Star collection

Piispa Henrikin surmavirsi 1600-luvulta. SKS KRA.
Bishop Henrik’s death hymn from the 17th century. SKS KRA.
The Star Collection features the oldest folklore manuscripts kept in the SKS archive. The Star Collection has been important for building Finnish identity, language and literature since the 19th century.

The Star Collection mainly consists of Kalevala poetry and other folklore material collected by scholars who were inspired by nationalism and romanticism. The material features proverbs, riddles and the first Finnish fairy-tale collections. The collection comprises the material of 107 collectors and contains a total of nearly 25,000 pages. The manuscripts have been bound in 285 works. Most of the collection’s material comes from the period between the 18th century and the 1880s. The oldest manuscript is Bishop Henrik’s death hymn.

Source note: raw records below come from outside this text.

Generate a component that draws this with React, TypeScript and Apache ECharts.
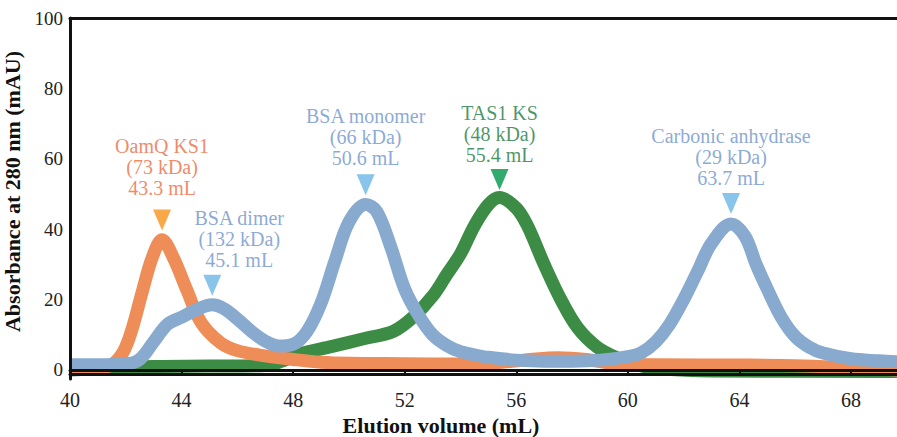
import React, { useEffect, useRef } from "react";
import * as echarts from "echarts";

// Elution profiles (x in mL, y in mAU)
const tasX = [40, 41, 42, 43, 45, 47, 47.6, 48.2, 49.4, 50.6, 51.6, 52.3, 53, 53.5, 54, 54.5, 55, 55.4, 56, 56.4, 57, 57.6, 58.2, 58.9, 59.6, 60.3, 61, 63, 69.7];
const tasY = [0, 0.3, 0.7, 1, 1.1, 1.3, 2.5, 4.5, 6.7, 9, 11, 15, 21, 27, 33, 41, 47, 49, 46, 41, 30, 20, 12, 6.5, 3.5, 1.5, 0.5, -0.3, -0.4];

const oamX = [40, 41, 41.5, 41.9, 42.2, 42.6, 42.95, 43.3, 43.7, 44.2, 44.7, 45.4, 46, 47, 48, 49, 50, 52, 54, 55.5, 56.5, 57.5, 58.5, 59.5, 61, 64, 66, 68, 69.7];
const oamY = [0.3, 0.5, 1.5, 5, 11, 22.5, 32, 37, 32, 22.5, 13.5, 7.7, 5.5, 4, 3, 2.2, 1.9, 1.8, 1.7, 2.2, 3, 3.5, 3, 1.8, 1.5, 1.4, 1.2, 0.6, 0];

const bsaX = [40, 41, 42, 42.5, 43, 43.5, 44, 44.5, 45.1, 45.5, 46, 46.5, 47, 47.5, 48, 48.5, 49, 49.5, 50, 50.6, 51, 51.5, 52, 52.5, 53, 53.5, 54, 54.5, 55, 56, 57, 58, 59, 60, 60.5, 61, 61.5, 62, 62.5, 63, 63.7, 64.2, 64.6, 65, 65.5, 66, 66.5, 67, 68, 69, 69.7];
const bsaY = [1.5, 1.5, 1.7, 3, 8, 13, 15, 17, 18.5, 17.5, 14.5, 11, 8.2, 6.8, 7.3, 11, 19, 31, 42, 47, 45, 35, 23, 15.5, 10, 7, 5.2, 4.3, 3.6, 2.8, 2.5, 2.5, 2.8, 3.8, 5, 8, 13, 20, 28, 36, 41.5, 38, 30, 23, 15, 9.5, 6.5, 4.8, 3.2, 2.6, 2.3];

// Peak annotations
const markerNames = ["OamQ KS1", "BSA dimer", "BSA monomer", "TAS1 KS", "Carbonic anhydrase"];
const markerMass = ["73 kDa", "132 kDa", "66 kDa", "48 kDa", "29 kDa"];
const markerVolume = [43.3, 45.1, 50.6, 55.4, 63.7];
const markerLevel = [42.6, 24.1, 52.6, 54.1, 47.3];
const markerGroup = ["orange", "blue", "blue", "green", "blue"];

const xTicks = [40, 44, 48, 52, 56, 60, 64, 68];
const yTicks = [0, 20, 40, 60, 80, 100];

const FONT = "Liberation Serif, Times New Roman, serif";

const lineColors: Record<string, string> = { orange: "#EE8D57", blue: "#88AACE", green: "#3C8C46" };
const textColors: Record<string, string> = { orange: "#EC6B3F", blue: "#6E93CB", green: "#1A7A3E" };
const triColors: Record<string, string> = { orange: "#F7941D", blue: "#6CB5E6", green: "#00954A" };
const labelDist = [11, 4.5, 6, 4, 4.5];
const labelShift = [0, 27, 0, 0, 0];

const zip = (xs: number[], ys: number[]) => xs.map((x, i) => [x, ys[i]]);

export default function App() {
  const ref = useRef<HTMLDivElement>(null);
  useEffect(() => {
    if (!ref.current) return;
    const chart = echarts.init(ref.current, null, { renderer: "svg" });
    const xMin = 40;
    const xMax = 69.65;
    const lineSeries = (data: number[][], color: string) => ({
      type: "line",
      data,
      smooth: 0.35,
      symbol: "none",
      lineStyle: { color, width: 13, cap: "butt", join: "round" },
      z: 2,
    });
    const markerData = markerVolume.map((v, i) => ({
      value: [v, markerLevel[i]],
      itemStyle: { color: triColors[markerGroup[i]] },
      label: {
        show: true,
        position: "top",
        distance: labelDist[i],
        offset: [labelShift[i], 0],
        formatter: `${markerNames[i]}\n(${markerMass[i]})\n${v.toFixed(1)} mL`,
        color: textColors[markerGroup[i]],
        fontFamily: FONT,
        fontWeight: "normal",
        fontStyle: "normal",
        fontSize: 20,
        lineHeight: 21,
        align: "center",
      },
    }));
    chart.setOption({
      animation: false,
      backgroundColor: "#ffffff",
      textStyle: { fontFamily: FONT },
      grid: { left: 70, right: 0, top: 18, bottom: 437 - 379, containLabel: false, outerBoundsMode: "none" },
      xAxis: [
        {
          type: "value",
          min: xMin,
          max: xMax,
          interval: 4,
          position: "bottom",
          z: 5,
          axisLine: { show: true, lineStyle: { color: "#111", width: 3 } },
          axisTick: { show: true, length: 5, lineStyle: { color: "#111", width: 2 }, customValues: xTicks },
          axisLabel: { show: true, margin: 11, fontSize: 20, fontWeight: "normal", fontStyle: "normal", color: "#222", fontFamily: FONT, customValues: xTicks },
          splitLine: { show: false },
          name: "Elution volume (mL)",
          nameLocation: "middle",
          nameGap: 35,
          nameTextStyle: { fontFamily: FONT, fontSize: 22, fontWeight: "bold", color: "#111", padding: [0, 85, 0, 0] },
        },
        {
          type: "value",
          min: xMin,
          max: xMax,
          position: "bottom",
          offset: -5,
          z: 5,
          axisLine: { show: true, lineStyle: { color: "#111", width: 3 } },
          axisTick: { show: false },
          axisLabel: { show: false },
          splitLine: { show: false },
        },
        {
          type: "value",
          min: xMin,
          max: xMax,
          position: "top",
          z: 5,
          axisLine: { show: true, lineStyle: { color: "#111", width: 3 } },
          axisTick: { show: false },
          axisLabel: { show: false },
          splitLine: { show: false },
        },
      ],
      yAxis: {
        type: "value",
        min: -2.56,
        max: 100,
        z: 5,
        axisLine: { show: true, lineStyle: { color: "#111", width: 3 } },
        axisTick: { show: false, customValues: yTicks },
        axisLabel: { show: true, margin: 7, fontSize: 19, fontWeight: "normal", fontStyle: "normal", color: "#222", fontFamily: FONT, customValues: yTicks },
        splitLine: { show: false },
        name: "Absorbance at 280 nm (mAU)",
        nameLocation: "middle",
        nameGap: 38,
        nameTextStyle: { fontFamily: FONT, fontSize: 22, fontWeight: "bold", color: "#111", padding: [0, 0, 0, 14] },
      },
      series: [
        lineSeries(zip(tasX, tasY), lineColors.green),
        lineSeries(zip(oamX, oamY), lineColors.orange),
        lineSeries(zip(bsaX, bsaY), lineColors.blue),
        {
          type: "scatter",
          data: markerData,
          symbol: "triangle",
          symbolSize: [18, 21],
          symbolRotate: 180,
          z: 4,
        },
      ],
    });
    return () => chart.dispose();
  }, []);
  return <div ref={ref} style={{ position: "absolute", left: 0, top: 0, width: 897, height: 437 }} />;
}
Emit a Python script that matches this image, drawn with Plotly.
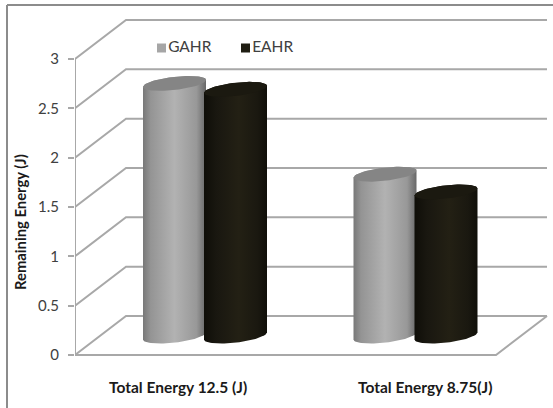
import numpy as np
import plotly.graph_objects as go

# Chart data
categories = ["Total Energy 12.5 (J)", "Total Energy 8.75(J)"]
series_names = ["GAHR", "EAHR"]
gahr_values = [2.56, 1.64]
eahr_values = [2.50, 1.46]
y_ticks = [0, 0.5, 1, 1.5, 2, 2.5, 3]

# Page geometry (pixels)
W, H = 553, 408
AXIS_PX = 75
FRONT_RIGHT_PX = 496
ZERO_PX = 355
UNIT_PX = 98.67
DEPTH_X_PX, DEPTH_Y_PX = 51, 39
GROUP_PX = [205, 415.5]
GROUP_STEP = GROUP_PX[1] - GROUP_PX[0]
LABEL_PX = [178, 425]


def px_x(p):
    return (p - GROUP_PX[0]) / GROUP_STEP


def px_h(p):
    return p / UNIT_PX


x_range = [px_x(AXIS_PX), px_x(W)]
y_range = [(ZERO_PX - H) / UNIT_PX, ZERO_PX / UNIT_PX]
depth_x = DEPTH_X_PX / GROUP_STEP
depth_y = px_h(DEPTH_Y_PX)
grid_right = px_x(FRONT_RIGHT_PX)
front_left = px_x(AXIS_PX)

GRID = "#a8a8a8"
fig = go.Figure()

# Back-wall gridlines and the slanted side-wall lines
for v in y_ticks:
    fig.add_trace(go.Scatter(
        x=[front_left, front_left + depth_x, grid_right + depth_x],
        y=[v, v + depth_y, v + depth_y],
        mode="lines", line=dict(color=GRID, width=2),
        showlegend=False, hoverinfo="skip", cliponaxis=False,
    ))

# Floor edges
fig.add_trace(go.Scatter(
    x=[front_left, grid_right, grid_right + depth_x],
    y=[0, 0, depth_y],
    mode="lines", line=dict(color=GRID, width=2),
    showlegend=False, hoverinfo="skip",
))

# Front vertical edge of the side wall
fig.add_trace(go.Scatter(
    x=[front_left, front_left], y=[0, y_ticks[-1]], mode="lines",
    line=dict(color=GRID, width=2), showlegend=False, hoverinfo="skip",
    cliponaxis=False,
))

HALF_W = px_x(GROUP_PX[0] + 31.5)
OFFSET = 30.5 / GROUP_STEP
BASE_LIFT = px_h(19)
TILT = px_h(3.5)
MINOR = px_h(6.6)

BODY_SCALES = [
    [[0, "#787878"], [0.12, "#949494"], [0.5, "#b2b2b2"], [0.85, "#989898"], [1, "#686868"]],
    [[0, "#0f0e08"], [0.2, "#191710"], [0.55, "#232014"], [0.85, "#1a1810"], [1, "#100f09"]],
]
CAP_COLORS = ["#858585", "#1b1910"]
SWATCH_COLORS = ["#a6a6a6", "#1f1d12"]


def cylinder(center, value, body_scale, cap_color):
    t_low = np.linspace(np.pi, 0, 40)
    t_up = np.linspace(0, np.pi, 40)
    base = BASE_LIFT

    def edge(t, level):
        return center + HALF_W * np.cos(t), level + TILT * np.cos(t) + MINOR * np.sin(t)

    # lower half of the base, then the upper half of the top rim
    xb, _ = edge(t_low, base)
    yb = base + TILT * np.cos(t_low) - MINOR * np.sin(t_low)
    xt, yt = edge(t_up, base + value)
    fig.add_trace(go.Scatter(
        x=np.r_[xb, xt], y=np.r_[yb, yt], mode="lines", line=dict(width=0),
        fill="toself",
        fillgradient=dict(type="horizontal", colorscale=body_scale),
        showlegend=False, hoverinfo="skip",
    ))
    t = np.linspace(0, 2 * np.pi, 80)
    xc, yc = edge(t, base + value)
    fig.add_trace(go.Scatter(
        x=xc, y=yc, mode="lines", line=dict(width=0),
        fill="toself", fillcolor=cap_color,
        showlegend=False, hoverinfo="skip",
    ))


for i in range(len(categories)):
    cylinder(i - OFFSET, gahr_values[i], BODY_SCALES[0], CAP_COLORS[0])
    cylinder(i + OFFSET, eahr_values[i], BODY_SCALES[1], CAP_COLORS[1])

# Series key above the columns
for name, colour, px in zip(series_names, SWATCH_COLORS, [161.5, 245.5]):
    fig.add_trace(go.Scatter(
        x=[px_x(px)], y=[(ZERO_PX - 48) / UNIT_PX],
        mode="markers+text", text=[name], textposition="middle right",
        textfont=dict(family="Lato", size=15.5, color="#404040"),
        marker=dict(symbol="square", size=9, color=colour),
        showlegend=False, hoverinfo="skip",
    ))

annotations = [
    dict(x=LABEL_PX[i] / W, y=1 - 387 / H, xref="paper", yref="paper",
         xanchor="center", yanchor="middle",
         text=f"<b>{c}</b>", showarrow=False,
         font=dict(family="Lato", size=15.5, color="#1a1a1a"))
    for i, c in enumerate(categories)
]
annotations.append(dict(
    x=20 / W, y=1 - 222 / H, xref="paper", yref="paper",
    xanchor="center", yanchor="middle",
    text="<b>Remaining Energy (J)</b>", textangle=-90, showarrow=False,
    font=dict(family="Lato", size=14.8, color="#1a1a1a"),
))

# Frame along the top and left of the page
shapes = [
    dict(type="line", xref="paper", yref="paper", x0=7 / W, x1=1, y0=1 - 5 / H, y1=1 - 5 / H,
         line=dict(color="#8c8c8c", width=2)),
    dict(type="line", xref="paper", yref="paper", x0=7 / W, x1=7 / W, y0=0, y1=1 - 5 / H,
         line=dict(color="#8c8c8c", width=2)),
]

fig.update_layout(
    width=W, height=H, autosize=False,
    margin=dict(l=0, r=0, t=0, b=0),
    paper_bgcolor="white", plot_bgcolor="white",
    showlegend=False, annotations=annotations, shapes=shapes,
    xaxis=dict(domain=[AXIS_PX / W, 1], range=x_range, visible=False, fixedrange=True),
    yaxis=dict(
        range=y_range, tickvals=y_ticks, ticktext=[str(v) for v in y_ticks],
        ticks="outside", ticklen=6, tickcolor=GRID, tickwidth=2,
        ticklabelstandoff=6,
        showline=False, showgrid=False, zeroline=False,
        tickfont=dict(family="Lato", size=15, color="#404040"),
        fixedrange=True, automargin=False,
    ),
)

fig.write_html("out.html")
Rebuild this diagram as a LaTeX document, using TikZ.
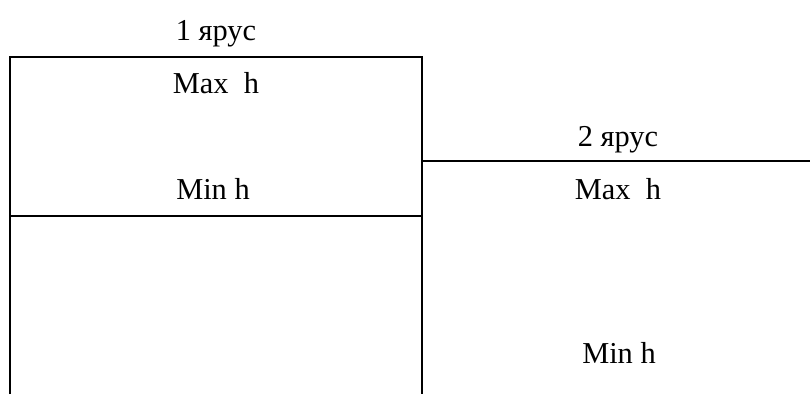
\documentclass[tikz,border=0pt]{standalone}
\usepackage{fontspec}
\setmainfont{Liberation Serif}
\begin{document}
\begin{tikzpicture}[x=1bp,y=-1bp,
  wall/.style={line width=2.6bp,line cap=butt},
  lbl/.style={anchor=base,inner sep=0pt,font=\fontsize{30.5}{34}\selectfont}]
\useasboundingbox (0,0) rectangle (810,394);
% tier 1 column
\coordinate (t1tl) at (10,57);
\coordinate (t1tr) at (422,57);
\coordinate (t1bl) at (10,394);
\coordinate (t1br) at (422,394);
\coordinate (t1ml) at (10,216);
\coordinate (t1mr) at (422,216);
% tier 2 level
\coordinate (t2l) at (422,161);
\coordinate (t2r) at (810,161);
\draw[wall] (t1bl) -- (t1tl) -- (t1tr) -- (t1br);
\draw[wall] (t1ml) -- (t1mr);
\draw[wall] (t2l) -- (t2r);
% labels
\node[lbl] (tier1) at (216,40) {1 ярус};
\node[lbl] (max1) at (216,93) {Max\ \ h};
\node[lbl] (min1) at (213,199) {Min h};
\node[lbl] (tier2) at (618,146) {2 ярус};
\node[lbl] (max2) at (618,199) {Max\ \ h};
\node[lbl] (min2) at (619,363) {Min h};
\end{tikzpicture}
\end{document}
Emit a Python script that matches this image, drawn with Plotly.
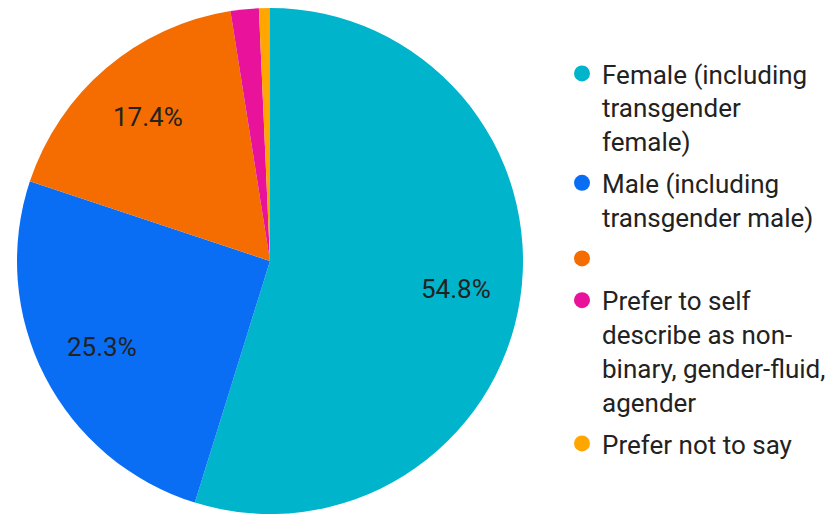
import math
import plotly.graph_objects as go

labels = [
    "Female (including<br>transgender<br>female)",
    "Male (including<br>transgender male)",
    "",
    "Prefer to self<br>describe as non-<br>binary, gender-fluid,<br>agender",
    "Prefer not to say",
]
values = [54.8, 25.3, 17.4, 1.8, 0.7]
colors = ["#00B4CB", "#0A6EF5", "#F56C00", "#E8129B", "#FFA600"]

W, H = 839, 515
cx, cy, R = 270, 261, 253

fig = go.Figure()
fig.add_trace(go.Pie(
    labels=[f"s{i}" for i in range(len(values))],
    values=values,
    sort=False,
    direction="clockwise",
    rotation=0,
    marker=dict(colors=colors, line=dict(width=0)),
    textinfo="none",
    showlegend=False,
    hoverinfo="skip",
    domain=dict(x=[(cx - R) / W, (cx + R) / W], y=[(H - cy - R) / H, (H - cy + R) / H]),
))

# percentage labels placed along each slice's mid-angle (computed from the values)
total = sum(values)
cum = 0.0
for v in values:
    mid = (cum + v / 2) / total * 2 * math.pi
    cum += v
    if v / total < 0.05:
        continue
    r = 0.745 * R
    px = cx + r * math.sin(mid)
    py = cy - r * math.cos(mid)
    fig.add_annotation(
        x=px / W, y=(H - py) / H, xref="paper", yref="paper",
        text=f"{v / total * 100:.1f}%", showarrow=False,
        font=dict(family="Roboto", size=26, color="#222222"),
        xanchor="center", yanchor="middle",
    )

for lab, col in zip(labels, colors):
    fig.add_trace(go.Scatter(
        x=[None], y=[None], mode="markers", name=lab if lab else " ",
        marker=dict(symbol="circle", size=16, color=col),
        legendgroup=lab if lab else "blank", showlegend=True,
    ))

fig.update_layout(
    width=W, height=H,
    margin=dict(l=0, r=0, t=0, b=0),
    paper_bgcolor="white", plot_bgcolor="white",
    xaxis=dict(visible=False), yaxis=dict(visible=False),
    legend=dict(
        x=562 / W, y=(H - 50) / H, xanchor="left", yanchor="top",
        font=dict(family="Roboto", size=26, color="#222222"),
        tracegroupgap=5, itemsizing="trace", valign="top",
        bgcolor="rgba(0,0,0,0)",
    ),
    font=dict(family="Roboto"),
)

fig.write_html("out.html", config={"displayModeBar": False},
               post_script="document.body.style.margin='0';")
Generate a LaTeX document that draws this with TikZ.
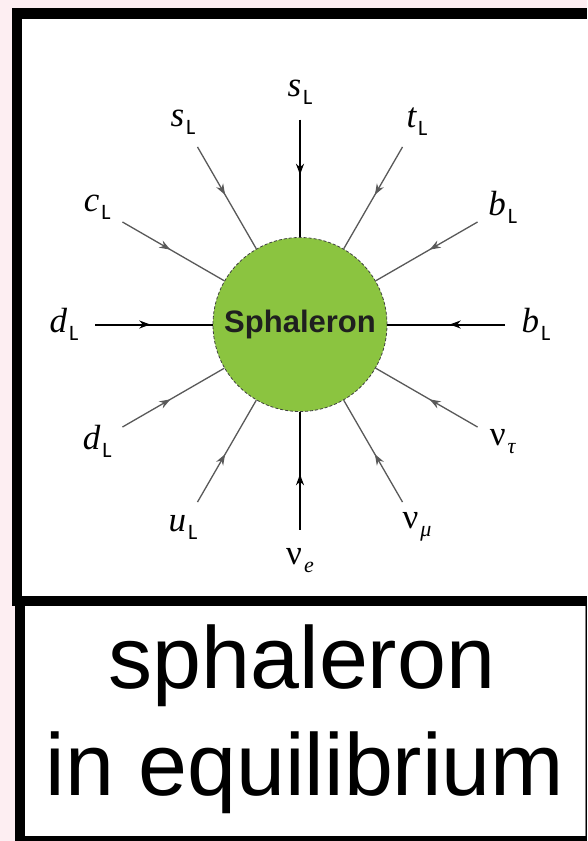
\documentclass[tikz,border=0pt]{standalone}
\usepackage{fontspec}
\setmainfont{Liberation Serif}
\newfontfamily\carl{Carlito}
\newfontfamily\hel{Liberation Sans}
\usetikzlibrary{arrows.meta,decorations.markings,calc}
\definecolor{pinkbg}{RGB}{253,238,242}
\definecolor{sphgreen}{RGB}{139,196,64}
\newcommand\mylab[2]{{\fontsize{35}{35}\selectfont #1}\hspace{2pt}\raisebox{-8pt}{\fontsize{22}{22}\selectfont #2}}
\newcommand\Lsub{{\carl L}}
\begin{document}
\begin{tikzpicture}[x=1pt,y=-1pt,
  leg/.style={draw=black!65, line width=1.3pt, postaction={decorate},
    decoration={markings, mark=at position 0.47 with {\arrow{Stealth[length=11pt,width=8pt]}}}},
  axisleg/.style={leg, draw=black, line width=2pt},
  lbl/.style={inner sep=0pt, anchor=center}]
\useasboundingbox (0,0) rectangle (587,841);
% background and frames
\fill[pinkbg] (0,0) rectangle (587,841);
\fill[black] (12,8) rectangle (587,606);
\fill[white] (22,19) rectangle (587,596);
\fill[black] (15,596) rectangle (587,841);
\fill[white] (25,606) rectangle (585,836);
\draw[gray, line width=1pt] (585.5,606) -- (585.5,836);
% sphaleron
\node[circle, fill=sphgreen, draw=black!75, dash pattern=on 3pt off 2pt, line width=0.8pt,
  minimum size=174pt, inner sep=0pt, text=black!88,
  font=\hel\bfseries\fontsize{31}{31}\selectfont] (sph) at (300,324.5) {Sphaleron};
% legs
\foreach \a/\s in {0/axisleg,30/leg,60/leg,90/axisleg,120/leg,150/leg,180/axisleg,210/leg,240/leg,270/axisleg,300/leg,330/leg}{
  \coordinate (o\a) at ($(sph.center)+(\a:205)$);
  \draw[\s] (o\a) -- (sph);
}
% labels
\node[lbl] (l0)   at ($(sph.center)+(0:236)$)   {\mylab{\itshape b}{\Lsub}};
\node[lbl] (l30)  at ($(sph.center)+(30:234)$)  {\mylab{ν}{\itshape τ}};
\node[lbl] (l60)  at ($(sph.center)+(60:234)$)  {\mylab{ν}{\itshape μ}};
\node[lbl] (l90)  at ($(sph.center)+(90:236)$)  {\mylab{ν}{\itshape e}};
\node[lbl] (l120) at ($(sph.center)+(120:234)$) {\mylab{\itshape u}{\Lsub}};
\node[lbl] (l150) at ($(sph.center)+(150:234)$) {\mylab{\itshape d}{\Lsub}};
\node[lbl] (l180) at ($(sph.center)+(180:236)$) {\mylab{\itshape d}{\Lsub}};
\node[lbl] (l210) at ($(sph.center)+(210:234)$) {\mylab{\itshape c}{\Lsub}};
\node[lbl] (l240) at ($(sph.center)+(240:234)$) {\mylab{\itshape s}{\Lsub}};
\node[lbl] (l270) at ($(sph.center)+(270:232)$) {\mylab{\itshape s}{\Lsub}};
\node[lbl] (l300) at ($(sph.center)+(300:234)$) {\mylab{\itshape t}{\Lsub}};
\node[lbl] (l330) at ($(sph.center)+(330:234)$) {\mylab{\itshape b}{\Lsub}};
% caption
\node[font=\hel\fontsize{88}{88}\selectfont, anchor=base, inner sep=0pt] (t1) at (302,688) {sphaleron};
\node[font=\hel\fontsize{88}{88}\selectfont, anchor=base, inner sep=0pt] (t2) at (305,795) {in equilibrium};
\end{tikzpicture}
\end{document}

SKS has published the material of the Star Collection in, for example, the Finnish national epic, Kalevala, as well as lyrical songs in Kalevala’s sister collection, Kanteletar (1840), and pieces in the general publication of Kalevalan poetry, Suomen Kansan Vanhat Runot.

The most well-known collector of the Star Collection is Elias Lönnrot, the editor of both Kalevala and Kanteletar, and a developer of written Finnish. Collectors before Lönnrot were e.g. Zacharias Topelius Senior, Abraham Poppius, Adolf Ivar Arwidsson, C. A. Gottlund and Reinhold von Becker. After Lönnröt, several other collectors looked for works to “complement” Kalevala. These included such figures as M. A. Castrén, D. E. D. Europaeus, H. A. Reinholm and August Ahlqvist The collection also has some tradition collections by less well-known people – “folk” writers such as Henrik Laitinen, Pietari Mansikka and Antti Puhakka. The later material of the Star Collection, from the 1870s, is characterised by the increasingly scientific nature of folklore collection. Some of the collectors of the era were Aksel August Borenius (Lähteenkorva), Aksel Berner and Arvid Genetz (Jännes).

The development of collection operations and research of material has led to a rapid growth of material quantity since the 1870s. This is related to why the oldest material is now called the Star Collection: when Matti Pennanen first tried to compile an archive catalogue for the folk poetry collection in 1903, the massive amount of material became an obstacle, and he had to leave the organising of the oldest collections to his successors. Pennanen used an asterisk in his list to separate the unorganised collections from the other material: “They have been set apart from others with a star * written in front of the name of the sender.” Later, this “star” was used to refer to the oldest and most valuable part of the collection of traditions.

 

The Star Collection was approved in Finland’s National Memory of the World register in 2017.